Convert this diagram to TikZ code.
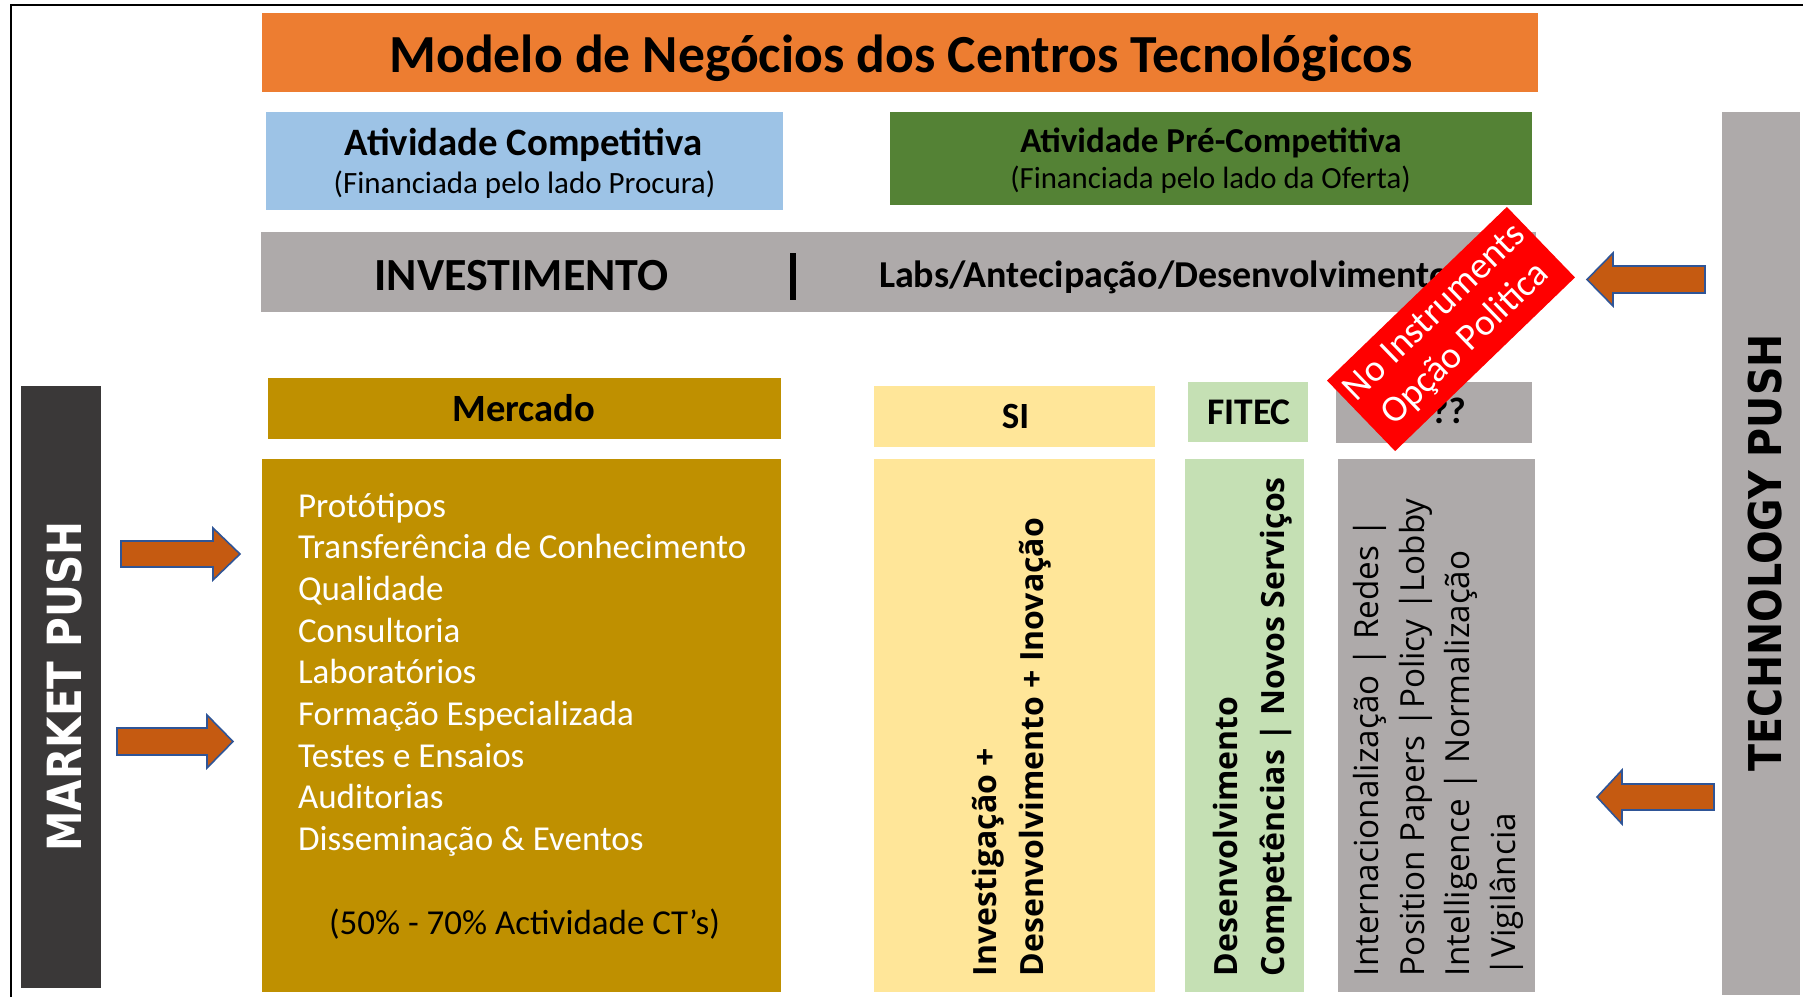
\documentclass[tikz,border=0pt]{standalone}
\usepackage{fontspec}
\setmainfont{Carlito}
\newfontfamily\opensans{Open Sans}
\newfontfamily\dejavu{DejaVu Sans}
\newcommand\fsz[1]{\fontsize{#1pt}{#1pt}\selectfont}
\definecolor{orangeT}{HTML}{ED7D31}
\definecolor{blueC}{HTML}{9DC3E6}
\definecolor{greenP}{HTML}{548235}
\definecolor{grayB}{HTML}{AEAAAA}
\definecolor{darkB}{HTML}{3A3838}
\definecolor{goldM}{HTML}{BF9000}
\definecolor{yellowS}{HTML}{FFE699}
\definecolor{greenF}{HTML}{C5E0B4}
\definecolor{arrowfill}{HTML}{C55A11}
\definecolor{arrowline}{HTML}{2F5597}
\tikzset{
  box/.style={inner sep=0pt, outer sep=0pt, draw=none, anchor=center},
  txt/.style={inner sep=0pt, outer sep=0pt},
  blockarrow/.style={fill=arrowfill, draw=arrowline, line width=0.8pt, line join=miter},
  vbold/.style={txt, rotate=90, anchor=base west, font=\opensans\bfseries\fsz{16}},
  vreg/.style={txt, rotate=90, anchor=base west, font=\opensans\fsz{16.6}},
  listtxt/.style={txt, anchor=base west, text=white, font=\fsz{17.5}},
}
\begin{document}
\begin{tikzpicture}[x=0.5pt,y=-0.5pt]
\useasboundingbox (0,0) rectangle (1803,997);
\fill[white] (0,0) rectangle (1803,997);
\draw[line width=1pt] (11,997) -- (11,5) -- (1803,5);

% boxes
\node[box, fill=orangeT, minimum width=638pt, minimum height=39.5pt] (title) at (900,52.5) {};
\node[box, fill=blueC, minimum width=258.5pt, minimum height=49pt] (blue) at (524.5,161) {};
\node[box, fill=greenP, minimum width=321pt, minimum height=46.5pt] (green) at (1211,158.5) {};
\node[box, fill=grayB, minimum width=637.5pt, minimum height=40pt] (invest) at (898.5,272) {};
\node[box, fill=darkB, minimum width=40pt, minimum height=301pt] (market) at (61,687) {};
\node[box, fill=goldM, minimum width=256.5pt, minimum height=30.5pt] (merchead) at (524.5,408.5) {};
\node[box, fill=goldM, minimum width=259.5pt, minimum height=266.5pt] (mercbody) at (521.5,725.5) {};
\node[box, fill=yellowS, minimum width=140.5pt, minimum height=30.5pt] (sihead) at (1014.5,416.5) {};
\node[box, fill=yellowS, minimum width=140.5pt, minimum height=266.5pt] (sibody) at (1014.5,725.5) {};
\node[box, fill=greenF, minimum width=60pt, minimum height=30pt] (fitechead) at (1248,412) {};
\node[box, fill=greenF, minimum width=59.5pt, minimum height=266.5pt] (fitecbody) at (1244.5,725.5) {};
\node[box, fill=grayB, minimum width=98pt, minimum height=30.5pt] (qhead) at (1434,412.5) {};
\node[box, fill=grayB, minimum width=98.5pt, minimum height=266.5pt] (qbody) at (1436.5,725.5) {};
\node[box, fill=grayB, minimum width=39pt, minimum height=441.5pt] (tech) at (1761,553.5) {};

% header texts
\node[txt, anchor=base, font=\fsz{26.8}\bfseries] (titletxt) at (901,72) {Modelo de Negócios dos Centros Tecnológicos};
\node[txt, anchor=base, font=\fsz{19.4}\bfseries] (bluet) at (523.5,155) {Atividade Competitiva};
\node[txt, anchor=base, font=\fsz{15.5}] (blues) at (524.5,193) {(Financiada pelo lado Procura)};
\node[txt, anchor=base, font=\fsz{17.5}\bfseries] (greent) at (1211,152) {Atividade Pré-Competitiva};
\node[txt, anchor=base, font=\fsz{15.4}] (greens) at (1210.5,188) {(Financiada pelo lado da Oferta)};
\node[txt, anchor=base, font=\fsz{23}\bfseries] (investt) at (521.5,290) {INVESTIMENTO};
\draw[line width=3pt] (793,253) -- (793,300);
\node[txt, anchor=base west, font=\fsz{19}\bfseries] (labs) at (879,287) {Labs/Antecipação/Desenvolvimento};

\node[txt, anchor=base, font=\fsz{19.3}\bfseries] (merct) at (524,421) {Mercado};
\node[txt, anchor=base, font=\fsz{18.5}\bfseries] (sit) at (1015.5,428) {SI};
\node[txt, anchor=base, font=\fsz{18.8}\bfseries] (fitect) at (1249,424) {FITEC};
\node[txt, anchor=base, font=\fsz{18.5}\bfseries] (qt) at (1440,423) {???};

% mercado list
\node[listtxt] (l1) at (298,517) {Protótipos};
\node[listtxt] (l2) at (298,558.7) {Transferência de Conhecimento};
\node[listtxt] (l3) at (298,600.4) {Qualidade};
\node[listtxt] (l4) at (298,642.1) {Consultoria};
\node[listtxt] (l5) at (298,683.8) {Laboratórios};
\node[listtxt] (l6) at (298,725.5) {Formação Especializada};
\node[listtxt] (l7) at (298,767.2) {Testes e Ensaios};
\node[listtxt] (l8) at (298,808.9) {Auditorias};
\node[listtxt] (l9) at (298,850.6) {Disseminação \& Eventos};
\node[txt, anchor=base, font=\fsz{17.5}] (pct) at (524.5,934) {(50\% - 70\% Actividade CT’s)};

% vertical texts
\node[vbold] (si1) at (996,976) {Investigação +};
\node[vbold] (si2) at (1043,976) {Desenvolvimento + Inovação};
\node[vbold] (f1) at (1237,976) {Desenvolvimento};
\node[vbold] (f2) at (1284,976) {Competências | Novos Serviços};
\node[vreg] (q1) at (1378,976) {Internacionalização | Redes |};
\node[vreg] (q2) at (1424,976) {Position Papers |Policy |Lobby};
\node[vreg] (q3) at (1469,976) {Intelligence | Normalização};
\node[vreg] (q4) at (1515,976) {|Vigilância};

\node[txt, rotate=90, anchor=base, text=white, font=\dejavu\bfseries\fsz{20.3}] (mpush) at (81,686.5) {\scalebox{1}[1.16]{MARKET PUSH}};
\node[txt, rotate=90, anchor=base, font=\dejavu\bfseries\fsz{19.8}] (tpush) at (1781,553) {\scalebox{1}[1.14]{TECHNOLOGY PUSH}};

% block arrows
\draw[blockarrow] (121,541) -- (213,541) -- (213,528) -- (240,554) -- (213,580) -- (213,567) -- (121,567) -- cycle;
\draw[blockarrow] (117,728) -- (207,728) -- (207,715) -- (233,741.5) -- (207,768) -- (207,755) -- (117,755) -- cycle;
\draw[blockarrow] (1705,266) -- (1613,266) -- (1613,253) -- (1587,279.5) -- (1613,306) -- (1613,293) -- (1705,293) -- cycle;
\draw[blockarrow] (1714,784) -- (1622,784) -- (1622,770) -- (1597,797) -- (1622,824) -- (1622,810) -- (1714,810) -- cycle;

% red banner
\node[box, fill=red, minimum width=125pt, minimum height=49pt, rotate=44, align=center, text=white, font=\fsz{18.8}] (banner) at (1451,329) {No Instruments\\[3pt]Opção Politica};
\end{tikzpicture}
\end{document}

What to produce :: Print out the material word for word, omitting the pictures.

Solution to this task ::
Convert this diagram to TikZ code.
\documentclass[tikz,border=0pt]{standalone}
\usepackage{fontspec}
\setmainfont{Carlito}
\newfontfamily\opensans{Open Sans}
\newfontfamily\dejavu{DejaVu Sans}
\newcommand\fsz[1]{\fontsize{#1pt}{#1pt}\selectfont}
\definecolor{orangeT}{HTML}{ED7D31}
\definecolor{blueC}{HTML}{9DC3E6}
\definecolor{greenP}{HTML}{548235}
\definecolor{grayB}{HTML}{AEAAAA}
\definecolor{darkB}{HTML}{3A3838}
\definecolor{goldM}{HTML}{BF9000}
\definecolor{yellowS}{HTML}{FFE699}
\definecolor{greenF}{HTML}{C5E0B4}
\definecolor{arrowfill}{HTML}{C55A11}
\definecolor{arrowline}{HTML}{2F5597}
\tikzset{
  box/.style={inner sep=0pt, outer sep=0pt, draw=none, anchor=center},
  txt/.style={inner sep=0pt, outer sep=0pt},
  blockarrow/.style={fill=arrowfill, draw=arrowline, line width=0.8pt, line join=miter},
  vbold/.style={txt, rotate=90, anchor=base west, font=\opensans\bfseries\fsz{16}},
  vreg/.style={txt, rotate=90, anchor=base west, font=\opensans\fsz{16.6}},
  listtxt/.style={txt, anchor=base west, text=white, font=\fsz{17.5}},
}
\begin{document}
\begin{tikzpicture}[x=0.5pt,y=-0.5pt]
\useasboundingbox (0,0) rectangle (1803,997);
\fill[white] (0,0) rectangle (1803,997);
\draw[line width=1pt] (11,997) -- (11,5) -- (1803,5);

% boxes
\node[box, fill=orangeT, minimum width=638pt, minimum height=39.5pt] (title) at (900,52.5) {};
\node[box, fill=blueC, minimum width=258.5pt, minimum height=49pt] (blue) at (524.5,161) {};
\node[box, fill=greenP, minimum width=321pt, minimum height=46.5pt] (green) at (1211,158.5) {};
\node[box, fill=grayB, minimum width=637.5pt, minimum height=40pt] (invest) at (898.5,272) {};
\node[box, fill=darkB, minimum width=40pt, minimum height=301pt] (market) at (61,687) {};
\node[box, fill=goldM, minimum width=256.5pt, minimum height=30.5pt] (merchead) at (524.5,408.5) {};
\node[box, fill=goldM, minimum width=259.5pt, minimum height=266.5pt] (mercbody) at (521.5,725.5) {};
\node[box, fill=yellowS, minimum width=140.5pt, minimum height=30.5pt] (sihead) at (1014.5,416.5) {};
\node[box, fill=yellowS, minimum width=140.5pt, minimum height=266.5pt] (sibody) at (1014.5,725.5) {};
\node[box, fill=greenF, minimum width=60pt, minimum height=30pt] (fitechead) at (1248,412) {};
\node[box, fill=greenF, minimum width=59.5pt, minimum height=266.5pt] (fitecbody) at (1244.5,725.5) {};
\node[box, fill=grayB, minimum width=98pt, minimum height=30.5pt] (qhead) at (1434,412.5) {};
\node[box, fill=grayB, minimum width=98.5pt, minimum height=266.5pt] (qbody) at (1436.5,725.5) {};
\node[box, fill=grayB, minimum width=39pt, minimum height=441.5pt] (tech) at (1761,553.5) {};

% header texts
\node[txt, anchor=base, font=\fsz{26.8}\bfseries] (titletxt) at (901,72) {Modelo de Negócios dos Centros Tecnológicos};
\node[txt, anchor=base, font=\fsz{19.4}\bfseries] (bluet) at (523.5,155) {Atividade Competitiva};
\node[txt, anchor=base, font=\fsz{15.5}] (blues) at (524.5,193) {(Financiada pelo lado Procura)};
\node[txt, anchor=base, font=\fsz{17.5}\bfseries] (greent) at (1211,152) {Atividade Pré-Competitiva};
\node[txt, anchor=base, font=\fsz{15.4}] (greens) at (1210.5,188) {(Financiada pelo lado da Oferta)};
\node[txt, anchor=base, font=\fsz{23}\bfseries] (investt) at (521.5,290) {INVESTIMENTO};
\draw[line width=3pt] (793,253) -- (793,300);
\node[txt, anchor=base west, font=\fsz{19}\bfseries] (labs) at (879,287) {Labs/Antecipação/Desenvolvimento};

\node[txt, anchor=base, font=\fsz{19.3}\bfseries] (merct) at (524,421) {Mercado};
\node[txt, anchor=base, font=\fsz{18.5}\bfseries] (sit) at (1015.5,428) {SI};
\node[txt, anchor=base, font=\fsz{18.8}\bfseries] (fitect) at (1249,424) {FITEC};
\node[txt, anchor=base, font=\fsz{18.5}\bfseries] (qt) at (1440,423) {???};

% mercado list
\node[listtxt] (l1) at (298,517) {Protótipos};
\node[listtxt] (l2) at (298,558.7) {Transferência de Conhecimento};
\node[listtxt] (l3) at (298,600.4) {Qualidade};
\node[listtxt] (l4) at (298,642.1) {Consultoria};
\node[listtxt] (l5) at (298,683.8) {Laboratórios};
\node[listtxt] (l6) at (298,725.5) {Formação Especializada};
\node[listtxt] (l7) at (298,767.2) {Testes e Ensaios};
\node[listtxt] (l8) at (298,808.9) {Auditorias};
\node[listtxt] (l9) at (298,850.6) {Disseminação \& Eventos};
\node[txt, anchor=base, font=\fsz{17.5}] (pct) at (524.5,934) {(50\% - 70\% Actividade CT’s)};

% vertical texts
\node[vbold] (si1) at (996,976) {Investigação +};
\node[vbold] (si2) at (1043,976) {Desenvolvimento + Inovação};
\node[vbold] (f1) at (1237,976) {Desenvolvimento};
\node[vbold] (f2) at (1284,976) {Competências | Novos Serviços};
\node[vreg] (q1) at (1378,976) {Internacionalização | Redes |};
\node[vreg] (q2) at (1424,976) {Position Papers |Policy |Lobby};
\node[vreg] (q3) at (1469,976) {Intelligence | Normalização};
\node[vreg] (q4) at (1515,976) {|Vigilância};

\node[txt, rotate=90, anchor=base, text=white, font=\dejavu\bfseries\fsz{20.3}] (mpush) at (81,686.5) {\scalebox{1}[1.16]{MARKET PUSH}};
\node[txt, rotate=90, anchor=base, font=\dejavu\bfseries\fsz{19.8}] (tpush) at (1781,553) {\scalebox{1}[1.14]{TECHNOLOGY PUSH}};

% block arrows
\draw[blockarrow] (121,541) -- (213,541) -- (213,528) -- (240,554) -- (213,580) -- (213,567) -- (121,567) -- cycle;
\draw[blockarrow] (117,728) -- (207,728) -- (207,715) -- (233,741.5) -- (207,768) -- (207,755) -- (117,755) -- cycle;
\draw[blockarrow] (1705,266) -- (1613,266) -- (1613,253) -- (1587,279.5) -- (1613,306) -- (1613,293) -- (1705,293) -- cycle;
\draw[blockarrow] (1714,784) -- (1622,784) -- (1622,770) -- (1597,797) -- (1622,824) -- (1622,810) -- (1714,810) -- cycle;

% red banner
\node[box, fill=red, minimum width=125pt, minimum height=49pt, rotate=44, align=center, text=white, font=\fsz{18.8}] (banner) at (1451,329) {No Instruments\\[3pt]Opção Politica};
\end{tikzpicture}
\end{document}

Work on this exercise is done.